[Ireland Under Coercion (2nd ed.) (1 of 2) (1888) by William Henry Hurlbert]@TWC D-Link bookIreland Under Coercion (2nd ed.) (1 of 2) (1888) CHAPTER II 40/63
I feel that I must stand between my people and obligations which they are unable to meet.
To that end I take their money, and stand ready to use it to relieve them when the occasion offers.
That is my idea of my work under the 'Plan of Campaign'; and, furthermore, I think that by doing it I have secured money for the landlord which he couldn't possibly have got in any other way." This struck me as a very remarkable statement, nor can I see how it can be interpreted otherwise than as an admission that if the people had the money to pay their rents, they couldn't be trusted to use it for that purpose, unless they put it into the control of the priest or of some other trustee. Reverting to what he had said of the necessity for some change in the conditions of life and labour here, I asked if, in his opinion, the people could live out of the land if they got the ownership of it.

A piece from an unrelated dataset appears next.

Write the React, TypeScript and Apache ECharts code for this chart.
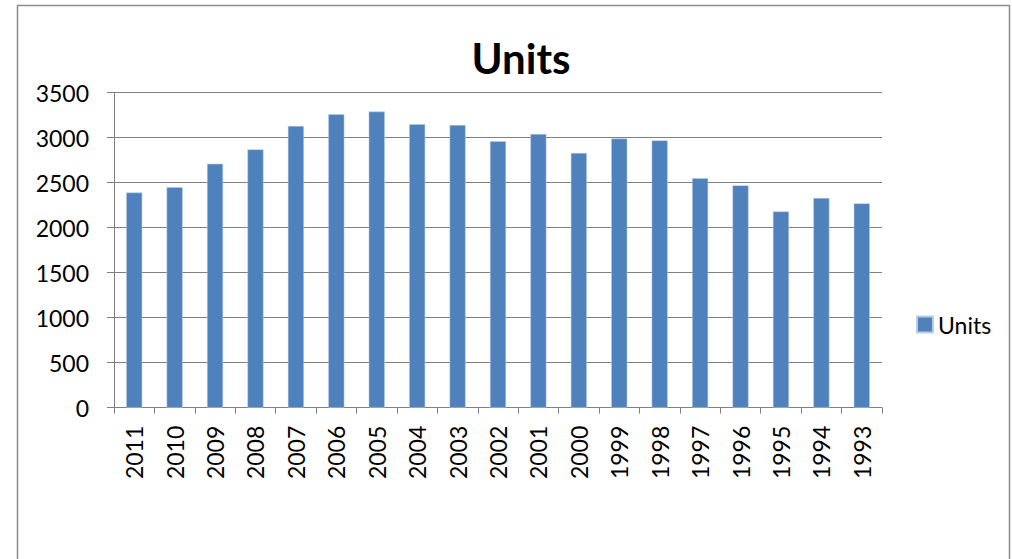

In existing circumstances he thought they could not. Was he in favour, then, of Mr.Davitt's plan of Land Nationalisation? "Well, I have not considered the question of Nationalisation of the land." To my further question, What remedies he would himself propose for a state of things in which it was impossible for the people to live out of the land either as occupiers or as owners--emigration being barred, Father M'Fadden, without looking at Lord Ernest, replied, "Oh, I think abler men who draw up Parliamentary Acts and live in public life ought to devise remedies, and that is a matter which would be best settled by a Home Government." The glove was well delivered, but Lord Ernest did not lift it. "But, Father M'Fadden," I said, "I am told you are a practical agriculturist and engineer, and that you have contrived to get excellent work done by the people here, dividing them off into working squads, and assigning so many perches to so many--surely then you must understand better than a dozen members of Parliament what they can be got to do ?" He smiled at this, and finally admitted that he had a plan of his own. It was that the Government should advance sums for reclaiming the land. "The people could live on part of their earnings while thus employed, and invest the surplus in sheep to be fed on the hill pastures.
When the reclamation was effected the families could be scattered out, and the holdings increased.
In this district alone there are 350 holdings of reclaimable land of 20 acres each, the reclamation of which, according to a competent surveyor, "would pay well." And the district could be improved by creating employment on the spot, establishing factories, developing fisheries, giving technical education, and encouraging cottage industries, which are so vigorously reviving in this district owing to the benevolent efforts of the Donegal Industrial Fund." Father M'Fadden spoke freely and without undue heat of his trial, and gave us a piquant account of his arrest. This was effected at Armagh, just as he was getting into an early morning train.